Garza is a community organizer who works as the Special Projects Director for the National Domestic Workers Alliance. She also belongs to the board of SOUL, the School of Unity and Liberation.

SOUL’s website states, “SOUL is working to lay the groundwork for a strong social justice movement by supporting the development of a new generation of organizers rooted in a systemic change analysis – especially people of color, young women, queer and transgender youth and low-income people.”

Black Lives Matter charges the American law enforcement community with systemic police brutality. During an interview with The Nation in 2015, Garza asserted that “… the institution of policing is rooted in the legacy of catching slaves” and in an interview on risingupwithsonali.com, she said that “ … in many cases police are the ones who may be ending up terrorizing communities themselves.”

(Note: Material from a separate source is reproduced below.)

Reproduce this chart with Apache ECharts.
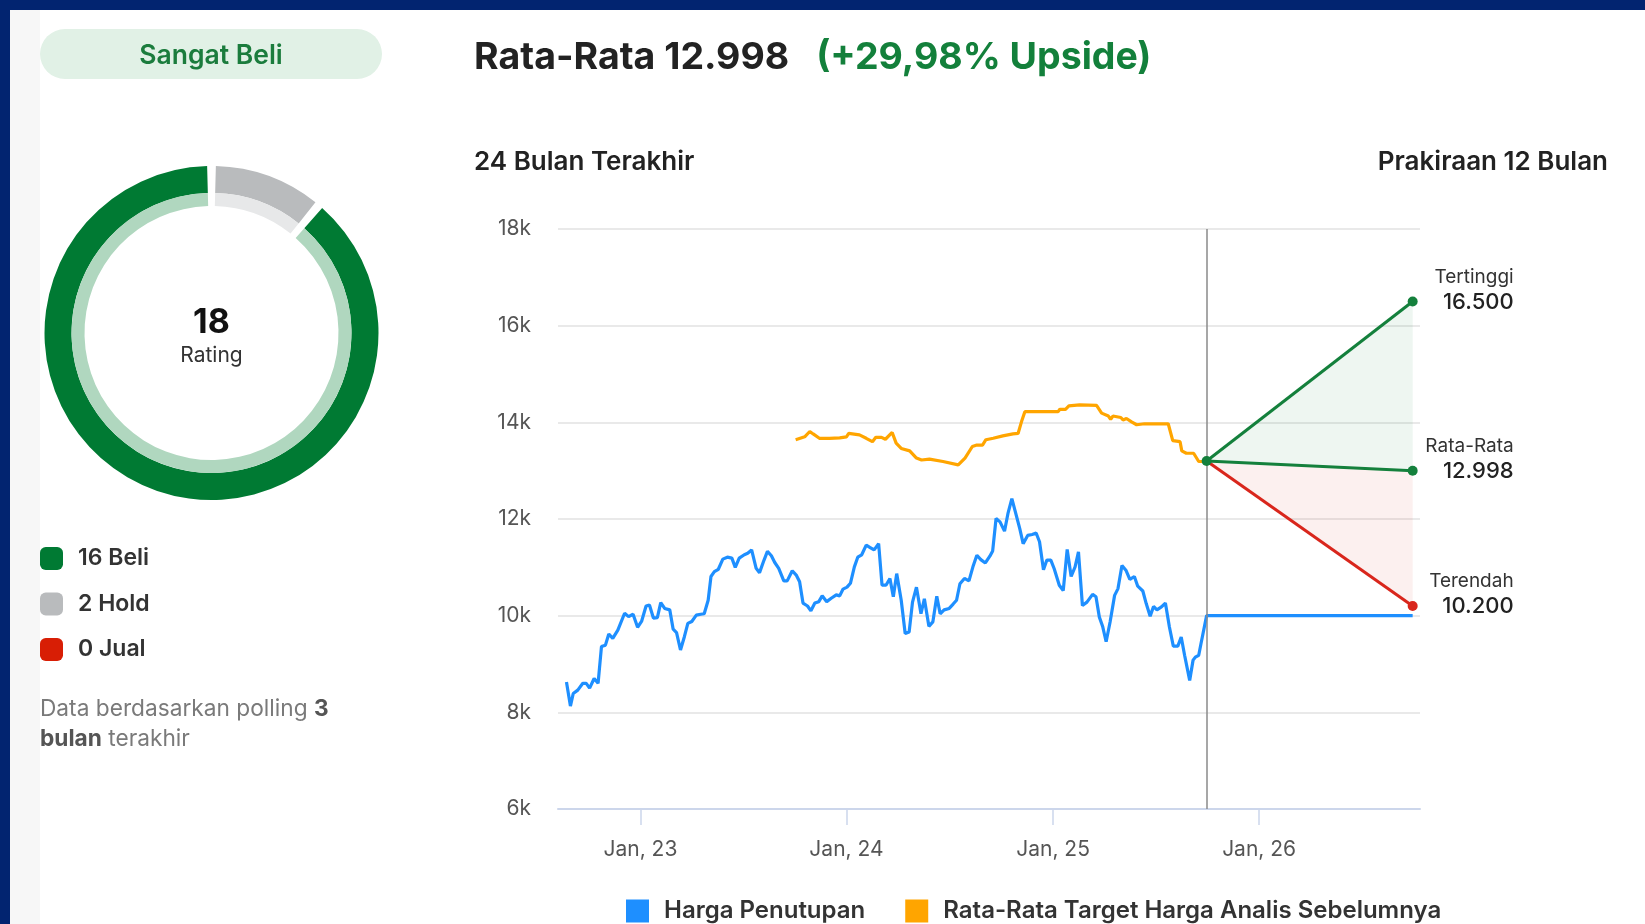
<!DOCTYPE html>
<html><head><meta charset="utf-8">
<script src="https://cdn.jsdelivr.net/npm/echarts@6/dist/echarts.min.js"></script>
<style>html,body{margin:0;padding:0;background:#fff}#c{width:1645px;height:924px}</style>
</head><body><div id="c"></div>
<script>
// ---- data ----
const ratingNames = ['Beli', 'Hold', 'Jual'];
const ratingCounts = [16, 2, 0];

const closeDates = ['2022-08-23','2022-08-30','2022-09-04','2022-09-12','2022-09-21','2022-09-27','2022-10-03','2022-10-11','2022-10-18','2022-10-24','2022-10-31','2022-11-06','2022-11-13','2022-11-22','2022-12-04','2022-12-11','2022-12-19','2022-12-27',
'2023-01-03','2023-01-11','2023-01-17','2023-01-24','2023-01-31','2023-02-06','2023-02-13','2023-02-22','2023-02-28','2023-03-06','2023-03-13','2023-03-20','2023-03-26','2023-04-02','2023-04-10','2023-04-18','2023-04-24','2023-05-01','2023-05-06','2023-05-12','2023-05-19','2023-05-27','2023-06-04','2023-06-12','2023-06-18','2023-06-25','2023-07-04','2023-07-10','2023-07-17','2023-07-25','2023-07-31','2023-08-08','2023-08-14','2023-08-21','2023-08-27','2023-09-03','2023-09-12','2023-09-18','2023-09-27','2023-10-04','2023-10-10','2023-10-16','2023-10-24','2023-10-30','2023-11-06','2023-11-13','2023-11-19','2023-11-27','2023-12-05','2023-12-14','2023-12-20','2023-12-26',
'2024-01-02','2024-01-08','2024-01-15','2024-01-21','2024-01-28','2024-02-05','2024-02-12','2024-02-19','2024-02-27','2024-03-04','2024-03-11','2024-03-18','2024-03-24','2024-03-30','2024-04-07','2024-04-14','2024-04-21','2024-04-27','2024-05-04','2024-05-12','2024-05-18','2024-05-26','2024-06-02','2024-06-09','2024-06-15','2024-06-22','2024-07-01','2024-07-08','2024-07-14','2024-07-20','2024-07-28','2024-08-05','2024-08-12','2024-08-19','2024-08-26','2024-09-03','2024-09-11','2024-09-16','2024-09-22','2024-09-29','2024-10-07','2024-10-13','2024-10-20','2024-10-27','2024-11-03','2024-11-09','2024-11-17','2024-11-25','2024-12-02','2024-12-08','2024-12-15','2024-12-21','2024-12-28',
'2025-01-03','2025-01-12','2025-01-19','2025-01-26','2025-02-02','2025-02-09','2025-02-15','2025-02-22','2025-03-02','2025-03-12','2025-03-18','2025-03-24','2025-03-30','2025-04-05','2025-04-12','2025-04-20','2025-04-26','2025-05-03','2025-05-10','2025-05-17','2025-05-25','2025-05-31','2025-06-09','2025-06-15','2025-06-22','2025-06-28','2025-07-04','2025-07-12','2025-07-19','2025-07-26','2025-08-02','2025-08-10','2025-08-16','2025-08-22','2025-08-31','2025-09-06','2025-09-10','2025-09-16','2025-09-20'];
const closeValues = [8630,8130,8390,8460,8600,8600,8500,8700,8600,9360,9390,9620,9530,9700,10050,9980,10030,9760,
9880,10200,10220,9950,9960,10270,10150,10120,9720,9650,9290,9570,9840,9880,10010,10030,10040,10320,10810,10910,10960,11170,11210,11190,11000,11190,11260,11290,11360,10980,10890,11150,11330,11240,11100,10980,10720,10720,10930,10840,10700,10260,10200,10100,10260,10290,10410,10290,10360,10430,10410,10550,
10590,10670,11010,11210,11260,11460,11410,11360,11490,10630,10630,10770,10390,10870,10320,9630,9660,10280,10590,10040,10350,9780,9870,10400,10040,10120,10150,10240,10320,10660,10770,10720,11010,11250,11160,11090,11230,11340,12010,11940,11750,12110,12420,12110,11800,11490,11660,11680,11710,11530,10950,11150,11150,
10970,10630,10520,11370,10810,11010,11320,10210,10280,10440,10390,9970,9770,9460,9870,10420,10560,11040,10940,10750,10810,10610,10510,10250,9990,10190,10120,10180,10260,9770,9370,9370,9560,9180,8660,9080,9140,9180,9420];

const targetDates = ['2023-10-03','2023-10-19','2023-10-28','2023-11-03','2023-11-14','2023-12-02','2023-12-20','2024-01-01','2024-01-05','2024-01-24','2024-02-05','2024-02-16','2024-02-22','2024-03-03','2024-03-10','2024-03-22','2024-03-29','2024-04-07','2024-04-22','2024-05-04','2024-05-13','2024-05-27','2024-06-20','2024-07-17','2024-07-29','2024-08-11','2024-08-19','2024-08-29','2024-09-04','2024-09-17','2024-10-04','2024-10-22','2024-10-31','2024-11-06','2024-11-12','2024-12-14','2025-01-10','2025-01-13','2025-01-23','2025-01-29','2025-02-17','2025-03-19','2025-03-28','2025-04-09','2025-04-13','2025-04-17','2025-05-01','2025-05-05','2025-05-11','2025-05-20','2025-05-29','2025-06-12','2025-07-24','2025-08-01','2025-08-14','2025-08-17','2025-08-25','2025-09-07','2025-09-16','2025-09-26'];
const targetValues = [13640,13700,13810,13760,13670,13670,13680,13700,13770,13740,13670,13600,13690,13690,13650,13790,13570,13460,13410,13260,13220,13240,13190,13120,13260,13500,13530,13530,13640,13670,13720,13760,13770,14010,14220,14220,14220,14270,14270,14340,14360,14350,14190,14130,14060,14130,14100,14050,14080,14010,13950,13970,13970,13620,13600,13410,13360,13360,13190,13190];

const forecastDates = ['2025-09-30', '2026-09-30'];
const forecastStart = 13200;
const forecastHigh = 16500;
const forecastAvg = 12998;
const forecastLow = 10200;
const currentPrice = 10000;

const axisRange = ['2022-08-08', '2026-10-13'];

// ---- helpers ----
const FONT = 'Inter';
const fmt = v => String(v).replace(/\B(?=(\d{3})+(?!\d))/g, '.');
const t = s => new Date(s + 'T00:00:00').getTime();
const total = ratingCounts.reduce((a, b) => a + b, 0);
const upside = ((forecastAvg / currentPrice - 1) * 100).toFixed(2).replace('.', ',');

const darkColors = {Beli: '#007a33', Hold: '#b9bbbd', Jual: '#d81e05'};
const lightColors = {Beli: '#b0d7bf', Hold: '#e7e8e9', Jual: '#f3b3aa'};
const pieOrder = ['Hold', 'Beli', 'Jual'];
const pieData = colors => pieOrder.map(n => {
  const c = ratingCounts[ratingNames.indexOf(n)];
  return {name: n, value: c > 0 ? c : '-', itemStyle: {color: colors[n]}};
});

const BLUE = '#1e8fff', ORANGE = '#ffa500', GREEN = '#14803c', RED = '#d9261c';

const endLabel = (title, val) => ({
  show: true, position: [106, -7], align: 'right', verticalAlign: 'middle',
  formatter: '{l|' + title + '}\n{v|' + fmt(val) + '}',
  rich: {
    l: {fontFamily: FONT, fontSize: 19, color: '#333', align: 'right', lineHeight: 25},
    v: {fontFamily: FONT, fontSize: 22, fontWeight: 500, color: '#222', align: 'right', lineHeight: 25}
  }
});
const forecastSeries = (name, val, color) => ({
  type: 'line', name: name, symbol: 'circle', symbolSize: 10, showSymbol: true,
  lineStyle: {color: color, width: 3}, itemStyle: {color: color},
  silent: true, z: 5,
  data: [
    {value: [t(forecastDates[0]), forecastStart], symbol: name === 'Tertinggi' ? 'circle' : 'none', itemStyle: {color: GREEN}},
    {value: [t(forecastDates[1]), val], label: endLabel(name, val)}
  ]
});

const chart = echarts.init(document.getElementById('c'));
chart.setOption({
  animation: false,
  textStyle: {fontFamily: FONT},
  title: [
    {text: '{a|Rata-Rata ' + fmt(forecastAvg) + '}{b|(+' + upside + '% Upside)}', left: 474, top: 37, padding: 0,
     textStyle: {rich: {
       a: {fontFamily: FONT, fontSize: 37.5, fontWeight: 700, color: '#222', lineHeight: 42},
       b: {fontFamily: FONT, fontSize: 37.5, fontWeight: 700, color: '#13803b', lineHeight: 42, padding: [0, 0, 0, 27]}
     }}},
    {text: '24 Bulan Terakhir', left: 474, top: 147, padding: 0,
     textStyle: {fontFamily: FONT, fontSize: 26, fontWeight: 600, color: '#222', lineHeight: 30}},
    {text: 'Prakiraan 12 Bulan', right: 37, top: 147, padding: 0,
     textStyle: {fontFamily: FONT, fontSize: 26, fontWeight: 600, color: '#222', lineHeight: 30}},
    {text: '{n|Data berdasarkan polling }{b|3}\n{b|bulan}{n| terakhir}', left: 40, top: 694, padding: 0,
     textStyle: {rich: {
       n: {fontFamily: FONT, fontSize: 22.7, fontWeight: 'normal', color: '#7a7a7a', lineHeight: 30},
       b: {fontFamily: FONT, fontSize: 22.7, fontWeight: 700, color: '#555', lineHeight: 30}
     }}}
  ],
  legend: [
    {data: ratingNames, orient: 'vertical', left: 40, top: 547, padding: 0,
     itemWidth: 23, itemHeight: 23, itemGap: 22.5, icon: 'roundRect', selectedMode: false,
     formatter: n => ratingCounts[ratingNames.indexOf(n)] + ' ' + n,
     textStyle: {fontFamily: FONT, fontSize: 23, fontWeight: 600, color: '#333', padding: [0, 0, 0, 10]}},
    {data: ['Harga Penutupan', 'Rata-Rata Target Harga Analis Sebelumnya'], left: 626, top: 899, padding: 0,
     itemWidth: 23, itemHeight: 23, itemGap: 40, icon: 'rect', selectedMode: false,
     textStyle: {fontFamily: FONT, fontSize: 24, fontWeight: 600, color: '#333', padding: [0, 0, 0, 10]}}
  ],
  grid: {left: 558, right: 225, top: 229, bottom: 115, containLabel: false},
  xAxis: {
    type: 'time', min: t(axisRange[0]), max: t(axisRange[1]),
    minInterval: 365 * 864e5, maxInterval: 366 * 864e5,
    splitLine: {show: false},
    axisLine: {lineStyle: {color: '#ccd6eb', width: 2}},
    axisTick: {show: true, length: 16, lineStyle: {color: '#ccd6eb', width: 1.5}},
    axisLabel: {
      margin: 30, fontFamily: FONT, fontSize: 21, color: '#555',
      formatter: v => { const d = new Date(v); return (d.getMonth() === 0 && d.getDate() === 1) ? 'Jan, ' + String(d.getFullYear()).slice(2) : ''; }
    }
  },
  yAxis: {
    type: 'value', min: 6000, max: 18000, interval: 2000,
    axisLine: {show: false}, axisTick: {show: false},
    splitLine: {lineStyle: {color: '#e9e9e9', width: 2}},
    axisLabel: {margin: 27, fontFamily: FONT, fontSize: 21, color: '#555', formatter: v => (v / 1000) + 'k'}
  },
  graphic: [
    {type: 'rect', shape: {x: 10, y: 10, width: 30, height: 914}, style: {fill: '#f7f7f7'}, z: -10},
    {type: 'rect', shape: {x: 0, y: 0, width: 1645, height: 10}, style: {fill: '#022470'}, z: 100},
    {type: 'rect', shape: {x: 0, y: 0, width: 10, height: 924}, style: {fill: '#022470'}, z: 100},
    {type: 'rect', shape: {x: 40, y: 29, width: 342, height: 50, r: 25}, style: {fill: '#e1f1e6'}},
    {type: 'text', x: 211, y: 56, style: {text: 'Sangat Beli', font: '600 26.5px Inter', fill: '#1b7c3d', align: 'center', verticalAlign: 'middle'}},
    {type: 'text', x: 211.5, y: 323, style: {text: String(total), font: '700 34px Inter', fill: '#111', align: 'center', verticalAlign: 'middle'}},
    {type: 'text', x: 211.5, y: 356, style: {text: 'Rating', font: '21px Inter', fill: '#333', align: 'center', verticalAlign: 'middle'}}
  ],
  series: [
    {type: 'pie', name: 'RatingOuter', center: [211.5, 333], radius: [140, 167], startAngle: 90, padAngle: 3,
     label: {show: false}, labelLine: {show: false}, silent: true, emphasis: {disabled: true}, data: pieData(darkColors)},
    {type: 'pie', name: 'RatingInner', center: [211.5, 333], radius: [127, 140], startAngle: 90, padAngle: 3,
     label: {show: false}, labelLine: {show: false}, silent: true, emphasis: {disabled: true}, data: pieData(lightColors)},
    {type: 'custom', name: 'range', silent: true, z: 1,
     data: [[t(forecastDates[0]), forecastStart]],
     renderItem: (params, api) => {
       const s = api.coord([t(forecastDates[0]), forecastStart]);
       const h = api.coord([t(forecastDates[1]), forecastHigh]);
       const a = api.coord([t(forecastDates[1]), forecastAvg]);
       const l = api.coord([t(forecastDates[1]), forecastLow]);
       return {type: 'group', children: [
         {type: 'polygon', shape: {points: [s, h, a]}, style: {fill: 'rgba(20,128,60,0.07)'}},
         {type: 'polygon', shape: {points: [s, a, l]}, style: {fill: 'rgba(217,38,28,0.07)'}}
       ]};
     }},
    {type: 'line', name: 'Harga Penutupan', showSymbol: false, symbol: 'none', silent: true, z: 3,
     lineStyle: {color: BLUE, width: 3.2}, itemStyle: {color: BLUE},
     data: closeDates.map((d, i) => [t(d), closeValues[i]])
       .concat([[t(forecastDates[0]), currentPrice], [t(forecastDates[1]), currentPrice]]),
     markLine: {silent: true, symbol: ['none', 'none'], label: {show: false},
       lineStyle: {color: '#8a8a8a', width: 1.5, type: 'solid'},
       data: [{xAxis: t(forecastDates[0])}]}},
    {type: 'line', name: 'Rata-Rata Target Harga Analis Sebelumnya', showSymbol: false, symbol: 'none', silent: true, z: 3,
     lineStyle: {color: ORANGE, width: 3.2}, itemStyle: {color: ORANGE},
     data: targetDates.map((d, i) => [t(d), targetValues[i]])},
    forecastSeries('Terendah', forecastLow, RED),
    forecastSeries('Rata-Rata', forecastAvg, GREEN),
    forecastSeries('Tertinggi', forecastHigh, GREEN)
  ]
});
</script>
</body></html>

Later in that same interview she said, “The role of police is not necessarily to be keeping us safe … the role of police is to solve problems. And if they’re not doing that well then we need to figure out different ways to solve problems that keep our communities whole, that don’t break up families, and that don’t put our community members and our loved ones six feet under the ground.”

While the Black Lives Matter movement is primarily known for its anti-police protests, Garza addressed the larger scope of the movement, saying, “We aim to break that narrative that being gay is a white thing, that we’re all out in the streets to save the lives of cis Black men, that we only focus on police violence. We are so many things — education justice, economic justice, racial justice, gender justice…”

According to The New Yorker, Garza, is queer and “married” a “trans male” in 2003.

During her speech at the 2015 Left Forum, Garza voiced her antipathy toward capitalism, declaring, “It’s not possible for a world to emerge where black lives matter if it’s under capitalism. And it’s not possible to abolish capitalism without a struggle against national oppression and gender oppression.”

On blacklivesmatter.com she states that, “The legacy and prevalence of anti-Black racism and hetero-patriarchy is a lynch pin holding together this unsustainable economy.”